No surprise then, as Mr. Hunter disclosed this week that he would plead guilty to misuse of campaign funds, he still tried to dodge accountability. “I am pleading guilty to one count,” Mr. Hunter told a television station Monday on the eve of his guilty plea, as he pointed out that the charge “does not involve one penny of taxpayer money.” No surprise that he maintained that his plea stemmed from the noblest of motives: “I think it’s important not to have a public trial for three reasons. And those three reasons are my kids.”
Please. There should be no illusions as to the seriousness of the crime or the strength of the government’s case. A 47-page federal indictment last year spelled out how from 2009 to 2016, Mr.
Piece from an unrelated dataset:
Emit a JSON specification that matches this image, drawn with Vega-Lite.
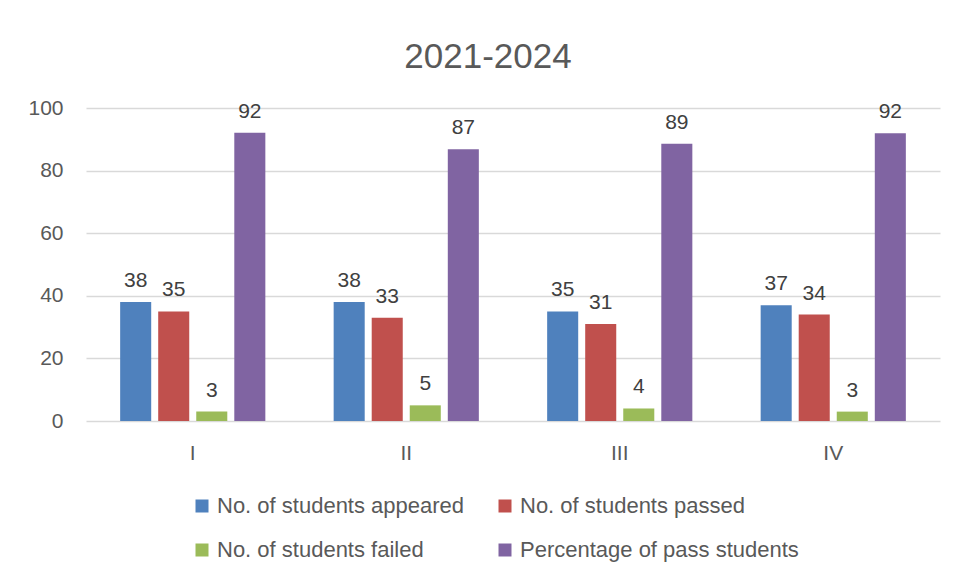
{
  "$schema": "https://vega.github.io/schema/vega-lite/v6.json",
  "width": 854,
  "height": 313,
  "autosize": {"type": "none"},
  "padding": {"left": 86, "top": 108, "right": 16, "bottom": 156},
  "background": "white",
  "title": {
    "text": "2021-2024",
    "fontSize": 35,
    "font": "Liberation Sans",
    "fontWeight": "normal",
    "color": "#595959",
    "frame": "group",
    "anchor": "middle",
    "dx": -25,
    "offset": 22
  },
  "config": {
    "font": "Liberation Sans",
    "view": {"stroke": null}
  },
  "data": {
    "values": [
      {"year": "I", "series": "No. of students appeared", "value": 38},
      {"year": "I", "series": "No. of students passed", "value": 35},
      {"year": "I", "series": "No. of students failed", "value": 3},
      {"year": "I", "series": "Percentage of pass students", "value": 92.1},
      {"year": "II", "series": "No. of students appeared", "value": 38},
      {"year": "II", "series": "No. of students passed", "value": 33},
      {"year": "II", "series": "No. of students failed", "value": 5},
      {"year": "II", "series": "Percentage of pass students", "value": 86.8},
      {"year": "III", "series": "No. of students appeared", "value": 35},
      {"year": "III", "series": "No. of students passed", "value": 31},
      {"year": "III", "series": "No. of students failed", "value": 4},
      {"year": "III", "series": "Percentage of pass students", "value": 88.6},
      {"year": "IV", "series": "No. of students appeared", "value": 37},
      {"year": "IV", "series": "No. of students passed", "value": 34},
      {"year": "IV", "series": "No. of students failed", "value": 3},
      {"year": "IV", "series": "Percentage of pass students", "value": 91.9}
    ]
  },
  "encoding": {
    "x": {
      "field": "year",
      "type": "nominal",
      "sort": ["I", "II", "III", "IV"],
      "scale": {"paddingInner": 0.32, "paddingOuter": 0.16},
      "axis": {
        "title": null,
        "labelAngle": 0,
        "domain": false,
        "ticks": false,
        "labelFontSize": 21,
        "labelColor": "#595959",
        "labelPadding": 21
      }
    },
    "xOffset": {
      "field": "series",
      "type": "nominal",
      "sort": ["No. of students appeared", "No. of students passed", "No. of students failed", "Percentage of pass students"],
      "scale": {"paddingInner": 0.184, "paddingOuter": 0}
    },
    "y": {
      "field": "value",
      "type": "quantitative",
      "scale": {"domain": [0, 100], "nice": false},
      "axis": {
        "title": null,
        "values": [0, 20, 40, 60, 80, 100],
        "domain": false,
        "ticks": false,
        "labelFontSize": 21,
        "labelColor": "#595959",
        "labelPadding": 23,
        "gridColor": "#d9d9d9",
        "gridWidth": 1.5
      }
    }
  },
  "layer": [
    {
      "mark": {"type": "bar"},
      "encoding": {
        "color": {
          "field": "series",
          "type": "nominal",
          "scale": {
            "domain": ["No. of students appeared", "No. of students passed", "No. of students failed", "Percentage of pass students"],
            "range": ["#4F81BD", "#C0504D", "#9BBB59", "#8064A2"]
          },
          "legend": {
            "title": null,
            "orient": "none",
            "legendX": 105,
            "legendY": 387,
            "columns": 2,
            "direction": "horizontal",
            "symbolType": "square",
            "symbolSize": 169,
            "symbolStrokeWidth": 0,
            "labelFontSize": 22,
            "labelColor": "#595959",
            "labelOffset": 4,
            "labelLimit": 400,
            "columnPadding": 29,
            "rowPadding": 22
          }
        }
      }
    },
    {
      "mark": {"type": "text", "baseline": "alphabetic", "dy": -15, "fontSize": 21, "color": "#404040"},
      "encoding": {
        "text": {"field": "value", "type": "quantitative", "format": ".0f"}
      }
    }
  ]
}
Hunter and his wife (who also was charged) schemed to use thousands of dollars of campaign donations on everything from fancy overseas vacations and golf outings to mundane gas and grocery bills to $600 airfare for a pet rabbit. It was later alleged that Mr. Hunter used campaign funds to carry on extramarital affairs, including with one of his congressional staffers.
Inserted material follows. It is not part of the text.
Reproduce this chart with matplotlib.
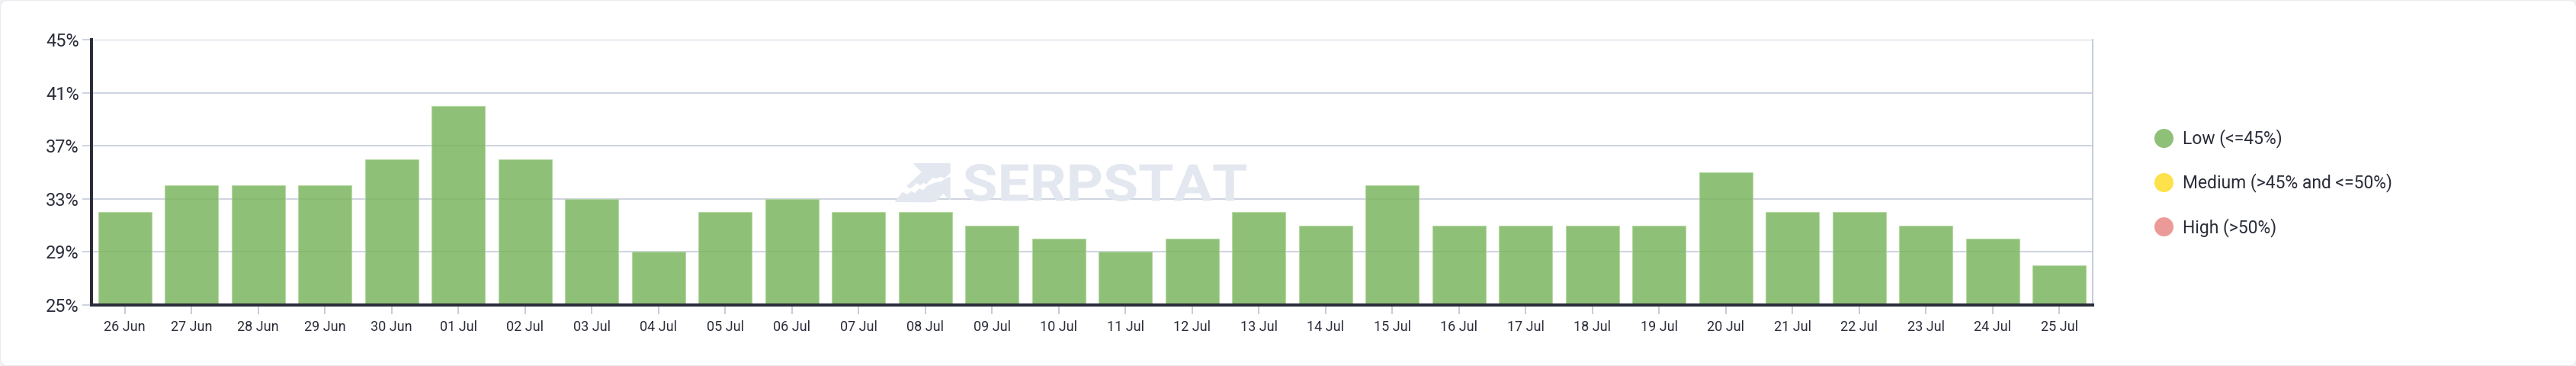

Mr. Hunter ran out of family scapegoats and pleaded guilty for one reason: He had no choice after his wife pleaded guilty in June to a single count of conspiracy and agreed to cooperate with prosecutors, including possible testimony at trial. It’s also clear that Mr. Hunter’s disdain for the justice system and for the voters in his district who reelected him last year was modeled on a president who has made an art form out of denying facts and demonizing people who have the audacity to point them out.
Mr. Hunter, who is expected to resign from Congress, faces five years in prison. A prison term would be a reaffirmation of the U.S. system of justice and the principle that no one, no matter their position, is above the law.